Florida education officials say these women benefited from slavery. Here’s the truth. (The 19th)

Photos courtesy of Princeton University, Howard University and the 19th.

As the state draws ire for its new social studies standards, historians are shedding light on the life experiences of women like Elizabeth Keckley and Betsey Stockton.

By Nadra Nittle, The 19th, July 26, 2013

“Girlhood and its Sorrows” — the title of a chapter in Elizabeth Keckley’s 1868 memoir — does not prepare the reader for the horrors the famous dressmaker endured while enslaved as a teenager in Hillsborough, North Carolina. 

To subdue Keckley’s “stubborn pride,” her mistress ordered the village schoolmaster to flog her with a cowhide and rope, and he obliged — until welts formed and blood streamed down her back. This was the first of a series of floggings meted out because her mistress, who had a “cold, jealous heart,” resented her beauty, virtue and grace. But the whippings weren’t the only cause of the adolsecent’s suffering. 

“A white man—I spare the world his name—had base designs upon me,” Keckley recalls in her autobiography. “I do not care to dwell upon this subject, for it is one that is fraught with pain. Suffice it to say, that he persecuted me for four years, and I–I–became a mother.”
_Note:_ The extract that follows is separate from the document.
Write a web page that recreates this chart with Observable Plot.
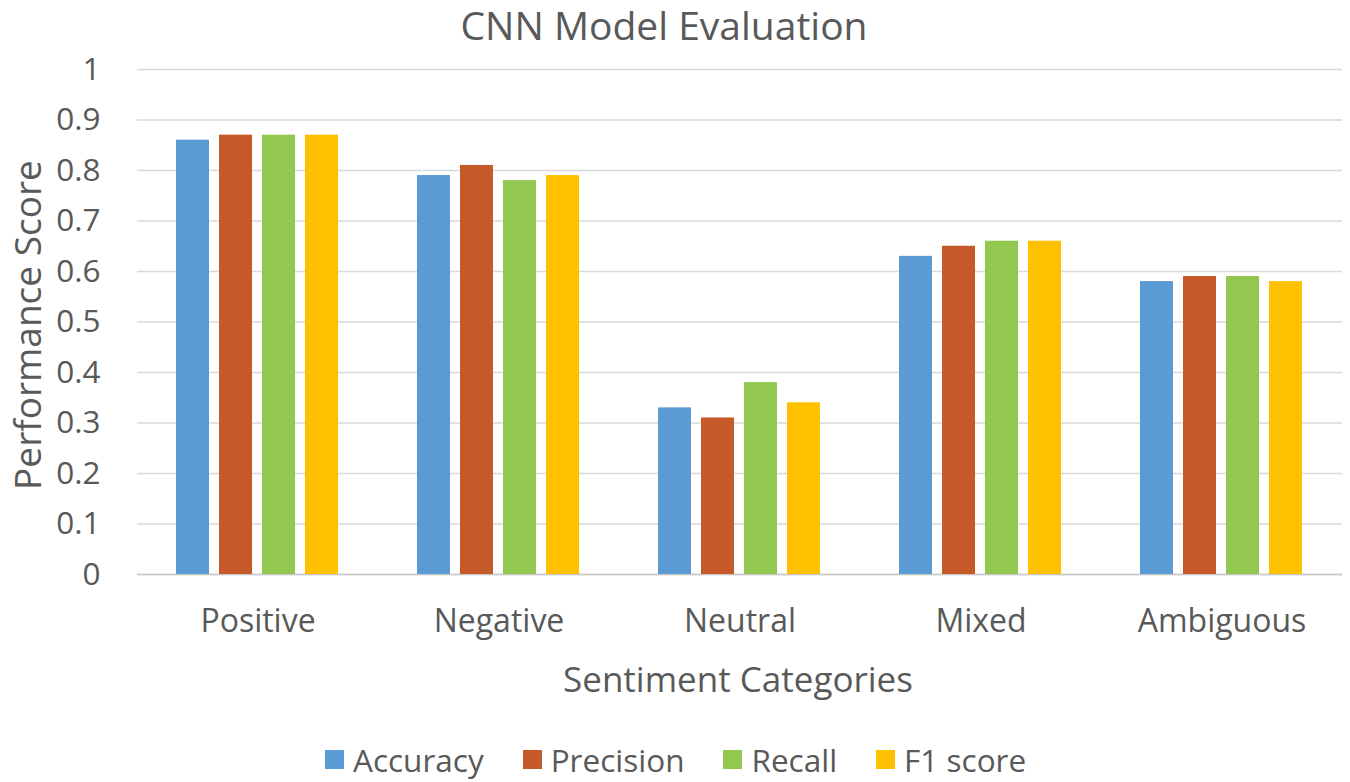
<!DOCTYPE html>
<html>
<head>
<meta charset="utf-8">
<script src="https://cdn.jsdelivr.net/npm/d3@7"></script>
<script src="https://cdn.jsdelivr.net/npm/@observablehq/plot@0.6"></script>
<style>
  html, body { margin: 0; padding: 0; background: #fff; }
  body { width: 1350px; height: 782px; overflow: hidden; font-family: "Open Sans", sans-serif; color: #595959; }
  #wrap { position: relative; width: 1350px; height: 782px; }
  #title { position: absolute; left: 0; top: -2px; width: 1328px; text-align: center; font-size: 39px; line-height: normal; white-space: nowrap; }
  #chart { position: absolute; left: 0; top: 40px; }
  #ylabel { position: absolute; left: 25.5px; top: 325px; transform: translate(-50%, -50%) rotate(-90deg); font-size: 37px; line-height: normal; white-space: nowrap; }
  #xlabel { position: absolute; left: 0; width: 1476px; top: 655px; text-align: center; font-size: 35px; line-height: normal; white-space: nowrap; }
  #legend { position: absolute; left: 325px; top: 738px; display: flex; align-items: center; font-size: 31.5px; line-height: normal; white-space: nowrap; }
  .item { display: flex; align-items: center; margin-right: 39px; }
  .sw { width: 19px; height: 19px; margin-right: 9px; }
</style>
</head>
<body>
<div id="wrap">
  <div id="title">CNN Model Evaluation</div>
  <div id="chart"></div>
  <div id="ylabel">Performance Score</div>
  <div id="xlabel">Sentiment Categories</div>
  <div id="legend"></div>
</div>
<script>
const categories = ["Positive", "Negative", "Neutral", "Mixed", "Ambiguous"];
const series = ["Accuracy", "Precision", "Recall", "F1 score"];
const accuracy  = [0.86, 0.79, 0.33, 0.63, 0.58];
const precision = [0.87, 0.81, 0.31, 0.65, 0.59];
const recall    = [0.87, 0.78, 0.38, 0.66, 0.59];
const f1score   = [0.87, 0.79, 0.34, 0.66, 0.58];
const colors = ["#5B9BD5", "#C55A28", "#92C850", "#FFC000"];
const yTicks = [0, 0.1, 0.2, 0.3, 0.4, 0.5, 0.6, 0.7, 0.8, 0.9, 1];

const seriesValues = [accuracy, precision, recall, f1score];
const data = [];
categories.forEach((c, i) => {
  series.forEach((s, j) => data.push({category: c, series: s, value: seriesValues[j][i]}));
});

const chart = Plot.plot({
  width: 1350,
  height: 680,
  marginLeft: 135,
  marginRight: 6,
  marginTop: 29,
  marginBottom: 146,
  style: {fontFamily: "Open Sans, sans-serif", color: "#595959", background: "#fff", overflow: "visible"},
  fx: {domain: categories, padding: 0},
  x: {domain: series, paddingInner: 0.227, paddingOuter: 0.864, axis: null},
  y: {domain: [0, 1], axis: null},
  color: {domain: series, range: colors},
  marks: [
    Plot.gridY(yTicks, {stroke: "#d9d9d9", strokeOpacity: 1, strokeWidth: 1.5}),
    Plot.ruleY([0], {stroke: "#c8c8c8", strokeWidth: 1.5}),
    Plot.barY(data, {fx: "category", x: "series", y: "value", fill: "series"}),
    Plot.axisY(yTicks, {tickSize: 0, tickPadding: 37, fontSize: 31.5, tickFormat: d => String(d), label: null, fill: "#595959"}),
    Plot.axisFx({anchor: "bottom", tickSize: 0, tickPadding: 35, fontSize: 32, label: null, fill: "#595959"})
  ]
});
document.getElementById("chart").appendChild(chart);

const legend = document.getElementById("legend");
series.forEach((s, j) => {
  const item = document.createElement("div");
  item.className = "item";
  const sw = document.createElement("div");
  sw.className = "sw";
  sw.style.background = colors[j];
  const t = document.createElement("span");
  t.textContent = s;
  item.appendChild(sw);
  item.appendChild(t);
  legend.appendChild(item);
});
</script>
</body>
</html>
Despite the fact that Keckley, who would go on to become Mary Todd Lincoln’s dressmaker, suffered “savage” beatings and sexual assault, she appears on a list shared Thursday by the Florida Department of Education’s African-American history standards workgroup as an example of one of the “slaves [who] took advantage of whatever circumstances they were in to benefit themselves.”